Quick Reference: Best Model Per Hardware

HardwareBest GeneralBest CodingBest ReasoningSpeed
8GB VRAMQwen 3 8BQwen 3 8BPhi-4 14B (Q3)40–53 t/s
16GB VRAMGPT-OSS 20BGPT-OSS 20BMinistral 3 14B60–140 t/s
24GB VRAMQwen 3 32BQwen 3 32BEXAONE 4.0 32B30–52 t/s
Mac 64GBQwen 3 32BQwen3-Coder-NextQwen 3 32B12–18 t/s
Mac 128GBLlama 3.3 70BQwen3-Coder-NextDeepSeek R1 70B8–15 t/s

How to Get Started

All of these models are available through Ollama with a single command:

# Install Ollama (macOS/Linux)
curl -fsSL https://ollama.com/install.sh | sh

# Pull and run any model
ollama run qwen3:8b          # 8GB tier
ollama run gpt-oss:20b       # 16GB tier
ollama run qwen3:32b         # 24GB tier

For Apple Silicon users wanting the MLX backend, LM Studio provides a clean interface with automatic MLX optimization. For power users who want more control, llama.cpp and vLLM offer the best performance tuning options.

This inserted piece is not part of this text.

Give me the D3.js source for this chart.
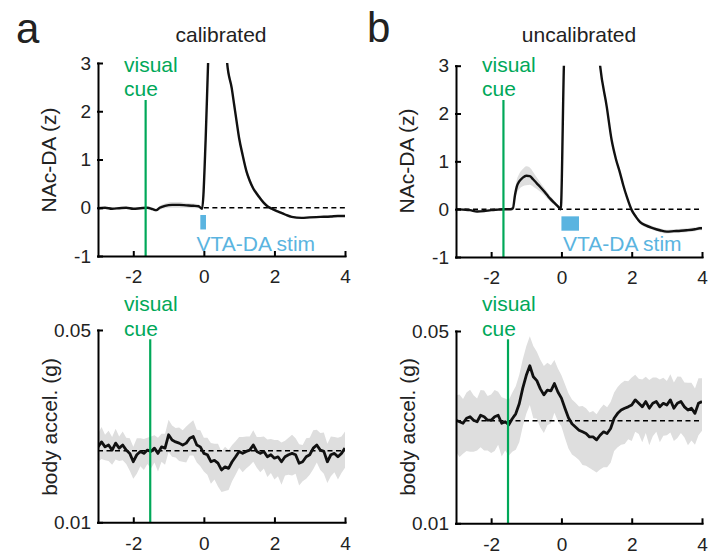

If you want a full ChatGPT-style web interface running locally, check out our guide to setting up Ollama with Open WebUI - published earlier today.

The Bottom Line

February 2026 is the best time yet to run AI locally. OpenAI has open-source models now. A $300 GPU runs models that beat GPT-3.5. A $1,600 Mac Mini handles models that rival GPT-4. And a maxed-out Mac Studio runs frontier-class 400B parameter models from your desk.

The performance gap between local and cloud is shrinking every month. For many tasks - writing, coding, analysis, research - it’s already closed. The remaining advantages of cloud models are in bleeding-edge reasoning, extremely long contexts, and complex multi-modal tasks. For everything else, you can keep your data on your own machine and still get excellent results.

Your hardware decides your tier. This guide tells you which model to pick once you know your tier. Beyond that, the only step left is ollama pull.